'We’re trying to embrace society as it is' Skip to content

‘We’re trying to embrace society as it is’

By Larissa Kyzer

Photo: Kirkjan, Facebook.

The National Church of Iceland’s new ad welcoming people to Sunday School features a prominent rainbow and a Jesus with a beard and breasts, Vísir reports. The ad immediately sparked outrage in some quarters, but the church says that while they aren’t surprised by the anger, responses have been mostly been positive.

The image appeared on the National Church’s Facebook page on Friday. “There was a reason I left the National Church and found another Christian congregation,” wrote one commenter. “I’ve got to congratulate the church for this,” wrote another. The image was variously dubbed “tasteless,” “wonderful,” and “particularly stupid.”

“Shame on the bishop!” read another comment, while another said that the church should be ashamed for “showing [Jesus] humiliated like this.”

“Where’s the love and tolerance among you people?” chided yet another commenter. “It shows we come in all sorts.”

‘It’s really important that each and every person see themselves in Jesus’

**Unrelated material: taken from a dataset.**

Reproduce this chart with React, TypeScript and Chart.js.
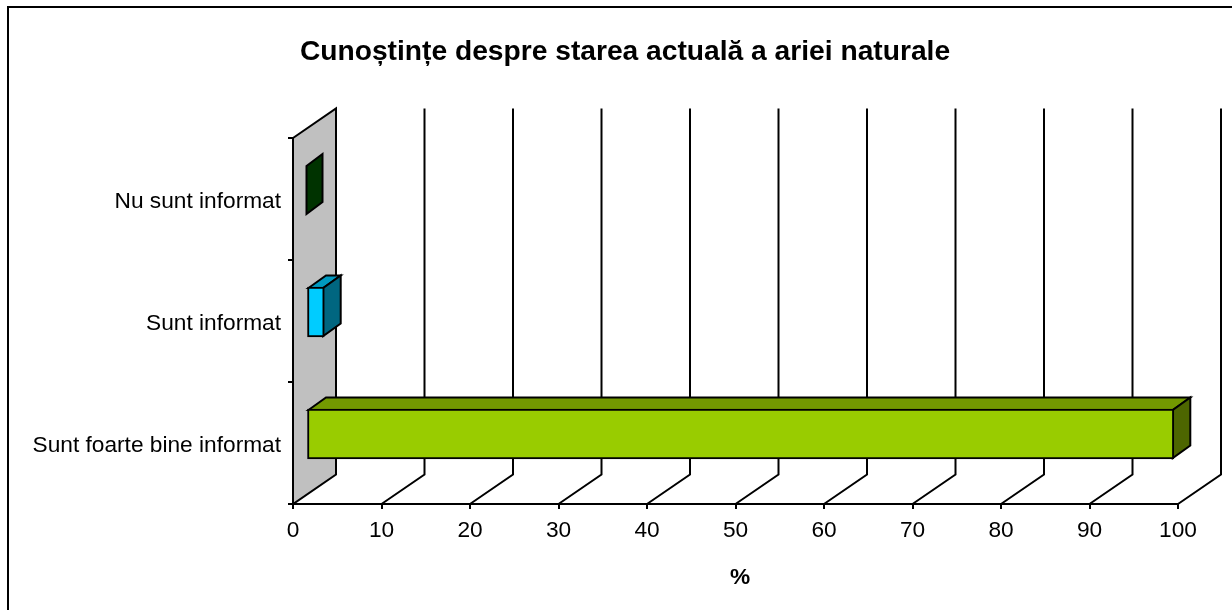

The latter sentiment seems to best reflect the National Church’s intentions with the ad—which, it should be added, is only one of many that were produced for the Sunday School campaign. “It isn’t the only picture,” says Pétur G. Markan, director of communications for the church.

“In this one, we see a Jesus who has breasts and a beard. We’re trying to embrace society as it is. We have all sorts of people and we need to train ourselves to talk about Jesus as being ‘all sorts’ in this context. Especially because it’s really important that each and every person see themselves in Jesus and that we don’t stagnate too much. That’s the essential message. So this is okay. It’s okay that Jesus has a beard and breasts,” he remarked.

Putting words into action

As for the negative reactions, Pétur says they don’t come as any real surprise. “Love can come outrage people. That’s just how it goes. It’s been shown many times throughout human history that love can outrage people.”

Pétur says he thinks that the picture presents an opportunity for growth among parishioners. “I sometimes think that it’s really good, with a project like this, to take in the responses, analyze them, and realize that maybe there’s really a need for something like this. We really need to break open stereotypes, to open our society and [actually] make it diverse, not just talk about [making it diverse],” Pétur concludes. “If people feel like there’s been some kind of change in the National Church, it’s maybe just a change from just talking about things to doing them.”